How do I grep for all non-ASCII characters?
You can use the command:
grep --color='auto' -P -n "[\x80-\xFF]" file.xml
This will give you the line number, and will highlight non-ascii chars in red.
In some systems, depending on your settings, the above will not work, so you can grep by the inverse
grep --color='auto' -P -n "[^\x00-\x7F]" file.xml
Note also, that the important bit is the -P
flag which equates to --perl-regexp
: so it will interpret your pattern as a Perl regular expression. It also says that
this is highly experimental and grep -P may warn of unimplemented features.
Instead of making assumptions about the byte range of non-ASCII characters, as most of the above solutions do, it's slightly better IMO to be explicit about the actual byte range of ASCII characters instead.
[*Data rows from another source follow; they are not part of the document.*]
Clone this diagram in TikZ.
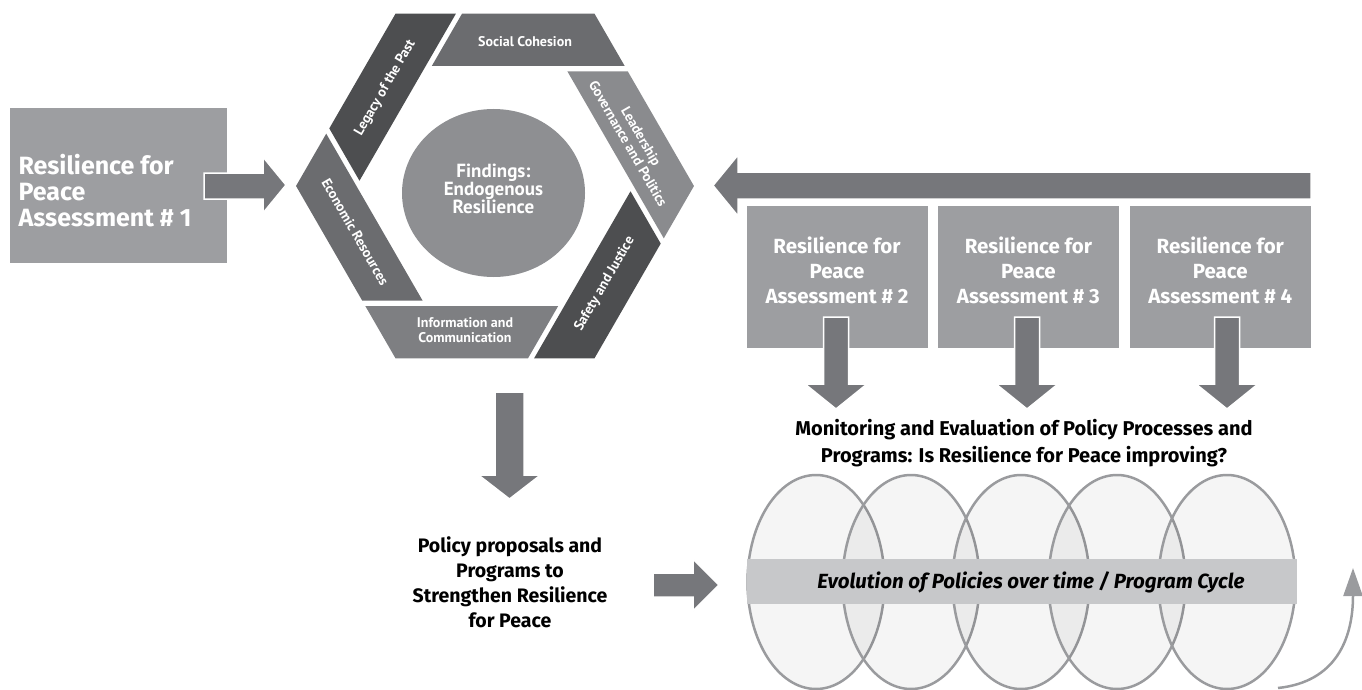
\documentclass[tikz,border=0pt]{standalone}
\usepackage{fontspec}
\setmainfont{PT Sans}
\newfontfamily\widesans{Fira Sans}
\usetikzlibrary{positioning,arrows.meta,shapes.geometric}

\definecolor{boxgray}{HTML}{9D9EA1}
\definecolor{arrowgray}{HTML}{76777B}
\definecolor{hexdark}{HTML}{4D4E50}
\definecolor{hexmid}{HTML}{6B6C6F}
\definecolor{hexinfo}{HTML}{7E7F82}
\definecolor{hexlight}{HTML}{8A8B8E}
\definecolor{circgray}{HTML}{8E8F92}
\definecolor{bandgray}{HTML}{C7C8CA}
\definecolor{ringgray}{HTML}{9A9B9E}

\tikzset{
  assessbox/.style={fill=boxgray, minimum width=181pt, minimum height=142pt, inner sep=0pt},
  assesstext/.style={text=white, font=\widesans\bfseries\fontsize{20.5}{25}\selectfont, align=center},
  blockarrow/.style={fill=arrowgray, draw=white, line width=1.5pt, line join=miter},
  segtext/.style={text=white, font=\bfseries\fontsize{14}{15}\selectfont, align=center},
  blacktext/.style={font=\widesans\bfseries\fontsize{19.5}{25}\selectfont, align=center},
  ring/.style={ellipse, draw=ringgray, line width=2.5pt, fill=black, fill opacity=0.04,
    minimum width=137pt, minimum height=214pt, inner sep=0pt}
}

\begin{document}
\begin{tikzpicture}[x=1pt,y=-1pt]
\useasboundingbox (0,0) rectangle (1362,690);

% first assessment
\node[assessbox, minimum width=217pt, minimum height=155pt] (ra1) at (118.5,185.5) {};
\node[assesstext, font=\widesans\bfseries\fontsize{25}{26}\selectfont, align=left, anchor=west] (ra1txt) at (15,191)
  {Resilience for\\Peace\\Assessment \# 1};
\filldraw[blockarrow] (204,173) -- (263,173) -- (263,157) -- (286,185) -- (263,213) -- (263,199) -- (204,199) -- cycle;

% hexagon of factors
\foreach \k/\col/\rot/\lbl in {0/hexmid/0/{Social Cohesion},
    1/hexlight/-60/{Leadership\\Governance and Politics},
    2/hexdark/60/{Safety and Justice},
    3/hexinfo/0/{Information and\\Communication},
    4/hexmid/-60/{Economic Resources},
    5/hexdark/60/{Legacy of the Past}}{
  \begin{scope}[rotate around={-60*\k:(495,186)}]
    \fill[\col] (462,13.7) -- (594.5,13.7) -- (624.7,66) -- (431.8,66) -- cycle;
    \node[segtext, rotate=\rot] (seg\k) at (525,42) {\lbl};
  \end{scope}
}
\node[ellipse, fill=circgray, minimum width=183pt, minimum height=168pt, inner sep=0pt] (find) at (493.5,193) {};
\node[segtext, font=\bfseries\fontsize{19}{18}\selectfont] (findtxt) at ([yshift=4pt]find.center)
  {Findings:\\Endogenous\\Resilience};

% feedback arrow
\filldraw[blockarrow] (1311,172) -- (738,172) -- (738,155) -- (713,185.5) -- (738,216) -- (738,199) -- (1311,199) -- cycle;

% later assessments
\node[assessbox] (ra2) at (837,277) {};
\node[assessbox, right=10pt of ra2] (ra3) {};
\node[assessbox, right=10.5pt of ra3] (ra4) {};
\foreach \n in {2,3,4}
  \node[assesstext] (ra\n txt) at ([yshift=7pt]ra\n.center) {Resilience for\\Peace\\Assessment \# \n};
\foreach \cx in {836,1027,1227}
  \filldraw[blockarrow] (\cx-12.5,317) -- (\cx+12.5,317) -- (\cx+12.5,384) -- (\cx+31,384)
    -- (\cx,409) -- (\cx-31,384) -- (\cx-12.5,384) -- cycle;

% policies
\filldraw[blockarrow] (495,392) -- (524,392) -- (524,475) -- (540.5,475) -- (509.5,499)
  -- (478.5,475) -- (495,475) -- cycle;
\node[blacktext] (policy) at (510,582)
  {Policy proposals and\\Programs to\\Strengthen Resilience\\for Peace};
\filldraw[blockarrow] (653,573) -- (693,573) -- (693,559) -- (719,585) -- (693,611) -- (693,597) -- (653,597) -- cycle;

% monitoring cycle
\node[blacktext, font=\widesans\bfseries\fontsize{20}{27}\selectfont] (monitor) at (1024,443)
  {Monitoring and Evaluation of Policy Processes and\\Programs: Is Resilience for Peace improving?};
\foreach \ex [count=\i] in {816,911,1021,1117,1227}
  \node[ring] (cyc\i) at (\ex,582) {};
\node[fill=bandgray, minimum width=550pt, minimum height=45pt, inner sep=0pt] (band) at (1022,581.5) {};
\node[font=\widesans\bfseries\itshape\fontsize{20.5}{22}\selectfont] (bandtxt) at (1031,582)
  {Evolution of Policies over time / Program Cycle};
\coordinate (loopstart) at (1278,688);
\coordinate (looptip) at (1353,568);
\draw[ringgray, line width=2.5pt, -{Triangle[length=28pt,width=19pt]}]
  (loopstart) .. controls (1335,682) and (1353,640) .. (looptip);
\end{tikzpicture}
\end{document}
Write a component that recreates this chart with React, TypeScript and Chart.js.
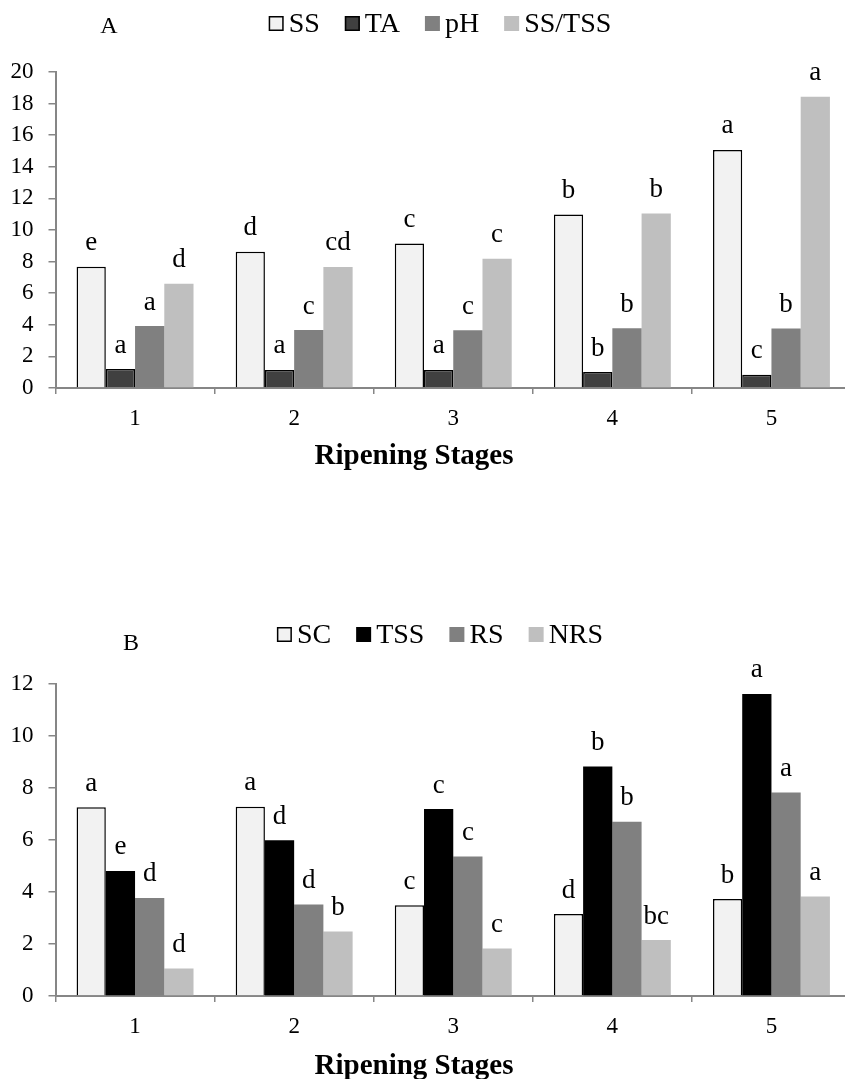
import React, { useEffect, useRef } from "react";
import { Chart, registerables } from "chart.js";

Chart.register(...registerables);

// ---------- DATA ----------
const stages = ["1", "2", "3", "4", "5"];

// Panel A
const seriesA = ["SS", "TA", "pH", "SS/TSS"];
const ssValues = [7.67, 8.62, 9.15, 10.98, 15.07];
const taValues = [1.2, 1.14, 1.14, 1.01, 0.84];
const phValues = [3.92, 3.67, 3.65, 3.78, 3.76];
const ssTssValues = [6.6, 7.66, 8.18, 11.05, 18.44];
const ssLetters = ["e", "d", "c", "b", "a"];
const taLetters = ["a", "a", "a", "b", "c"];
const phLetters = ["a", "c", "c", "b", "b"];
const ssTssLetters = ["d", "cd", "c", "b", "a"];
const yTicksA = { min: 0, max: 20, step: 2 };

// Panel B
const seriesB = ["SC", "TSS", "RS", "NRS"];
const scValues = [7.26, 7.28, 3.49, 3.15, 3.73];
const tssValues = [4.81, 5.99, 7.19, 8.83, 11.62];
const rsValues = [3.77, 3.52, 5.37, 6.7, 7.83];
const nrsValues = [1.06, 2.48, 1.83, 2.15, 3.83];
const scLetters = ["a", "a", "c", "d", "b"];
const tssLetters = ["e", "d", "c", "b", "a"];
const rsLetters = ["d", "d", "c", "b", "a"];
const nrsLetters = ["d", "b", "c", "bc", "a"];
const yTicksB = { min: 0, max: 12, step: 2 };

const xTitle = "Ripening Stages";

// ---------- STYLE ----------
const SERIF = "'Liberation Serif', 'Times New Roman', serif";
const AXIS = "#868686";
const fillsA = ["#f2f2f2", "#404040", "#808080", "#bfbfbf"];
const fillsB = ["#f2f2f2", "#000000", "#808080", "#bfbfbf"];
const bordersA = [1.5, 1.5, 0, 0];
const bordersB = [1.5, 0, 0, 0];

const CANVAS_W = 851;

type PanelCfg = {
  key: string;
  panel: string;
  panelX: number;
  panelY: number;
  legendY: number;
  titleY: number;
  letters: string[][];
};

function overlayPlugin(cfg: PanelCfg) {
  return {
    id: "overlay_" + cfg.key,
    afterDraw(chart: any) {
      const ctx = chart.ctx as CanvasRenderingContext2D;
      ctx.save();
      ctx.fillStyle = "#000";
      ctx.textAlign = "center";
      ctx.textBaseline = "alphabetic";
      // significance letters
      ctx.font = `27px ${SERIF}`;
      chart.data.datasets.forEach((_ds: any, di: number) => {
        const meta = chart.getDatasetMeta(di);
        meta.data.forEach((el: any, i: number) => {
          const l = cfg.letters[di][i];
          if (l) ctx.fillText(l, el.x, el.y - 16.5);
        });
      });
      // panel label
      ctx.font = `24px ${SERIF}`;
      ctx.fillText(cfg.panel, cfg.panelX, cfg.panelY);
      // legend
      ctx.font = `28px ${SERIF}`;
      const box = 15;
      const gap = 5;
      const spacing = 25;
      const items = chart.data.datasets.map((ds: any) => ({
        label: ds.label as string,
        fill: ds.backgroundColor as string,
        bw: ds.borderWidth as number,
        w: ctx.measureText(ds.label).width,
      }));
      let total = 0;
      items.forEach((it: any, i: number) => {
        total += box + gap + it.w + (i < items.length - 1 ? spacing : 0);
      });
      let x = 440 - total / 2;
      ctx.textAlign = "left";
      items.forEach((it: any) => {
        const by = cfg.legendY - box - 1;
        ctx.fillStyle = it.fill;
        ctx.fillRect(x, by, box, box);
        if (it.bw > 0) {
          ctx.strokeStyle = "#000";
          ctx.lineWidth = 1.5;
          ctx.strokeRect(x + 0.75, by + 0.75, box - 1.5, box - 1.5);
        }
        ctx.fillStyle = "#000";
        ctx.fillText(it.label, x + box + gap, cfg.legendY);
        x += box + gap + it.w + spacing;
      });
      // x axis title
      ctx.textAlign = "center";
      ctx.font = `bold 29px ${SERIF}`;
      ctx.fillText(xTitle, 414, cfg.titleY);
      ctx.restore();
    },
  };
}

function buildConfig(
  labels: string[],
  names: string[],
  values: number[][],
  fills: string[],
  borders: number[],
  ticks: { min: number; max: number; step: number },
  top: number,
  xHeight: number,
  labelPad: number,
  cfg: PanelCfg
): any {
  return {
    type: "bar",
    data: {
      labels,
      datasets: names.map((n, i) => ({
        label: n,
        data: values[i],
        backgroundColor: fills[i],
        borderColor: "#000000",
        borderWidth: borders[i],
        borderSkipped: "bottom",
        categoryPercentage: 0.735,
        barPercentage: 1.0,
      })),
    },
    options: {
      responsive: false,
      animation: false,
      devicePixelRatio: 1,
      layout: { padding: { top, left: 0, right: 0, bottom: 0 } },
      plugins: {
        legend: { display: false },
        title: { display: false },
        tooltip: { enabled: false },
      },
      scales: {
        x: {
          type: "category",
          offset: true,
          grid: {
            offset: true,
            drawOnChartArea: false,
            drawTicks: true,
            tickLength: 6,
            color: AXIS,
            lineWidth: 1.5,
          },
          border: { display: true, color: AXIS, width: 2 },
          ticks: {
            color: "#000",
            font: { family: SERIF, size: 23 },
            padding: labelPad,
            maxRotation: 0,
          },
          afterFit: (s: any) => {
            s.height = xHeight;
          },
        },
        y: {
          min: ticks.min,
          max: ticks.max,
          grid: {
            drawOnChartArea: false,
            drawTicks: true,
            tickLength: 7,
            color: AXIS,
            lineWidth: 1.5,
          },
          border: { display: true, color: AXIS, width: 2 },
          ticks: {
            stepSize: ticks.step,
            color: "#000",
            font: { family: SERIF, size: 23 },
            padding: 15,
          },
          afterFit: (s: any) => {
            s.width = 55.5;
          },
        },
      },
    },
    plugins: [overlayPlugin(cfg)],
  };
}

export default function App() {
  const refA = useRef<HTMLCanvasElement>(null);
  const refB = useRef<HTMLCanvasElement>(null);

  useEffect(() => {
    const a = new Chart(
      refA.current as HTMLCanvasElement,
      buildConfig(
        stages,
        seriesA,
        [ssValues, taValues, phValues, ssTssValues],
        fillsA,
        bordersA,
        yTicksA,
        72,
        480 - 388,
        11,
        {
          key: "A",
          panel: "A",
          panelX: 109,
          panelY: 33,
          legendY: 32,
          titleY: 464,
          letters: [ssLetters, taLetters, phLetters, ssTssLetters],
        }
      )
    );
    const b = new Chart(
      refB.current as HTMLCanvasElement,
      buildConfig(
        stages,
        seriesB,
        [scValues, tssValues, rsValues, nrsValues],
        fillsB,
        bordersB,
        yTicksB,
        684 - 540,
        539 - (996 - 540),
        11,
        {
          key: "B",
          panel: "B",
          panelX: 131,
          panelY: 650 - 540,
          legendY: 643 - 540,
          titleY: 1074 - 540,
          letters: [scLetters, tssLetters, rsLetters, nrsLetters],
        }
      )
    );
    return () => {
      a.destroy();
      b.destroy();
    };
  }, []);

  return (
    <div
      style={{
        position: "fixed",
        left: 0,
        top: 0,
        width: 845,
        height: 1079,
        overflow: "hidden",
        background: "#fff",
      }}
    >
      <canvas
        ref={refA}
        width={CANVAS_W}
        height={480}
        style={{ position: "absolute", left: 0, top: 0, display: "block" }}
      />
      <canvas
        ref={refB}
        width={CANVAS_W}
        height={539}
        style={{ position: "absolute", left: 0, top: 540, display: "block" }}
      />
    </div>
  );
}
So the first solution for instance would become:
grep --color='auto' -P -n '[^\x00-\x7F]' file.xml
(which basically greps for any character outside of the hexadecimal ASCII range: from \x00 up to \x7F)
On Mountain Lion that won't work (due to the lack of PCRE support in BSD grep), but with pcre
installed via Homebrew, the following will work just as well:
pcregrep --color='auto' -n '[^\x00-\x7F]' file.xml
Any pros or cons that anyone can think off?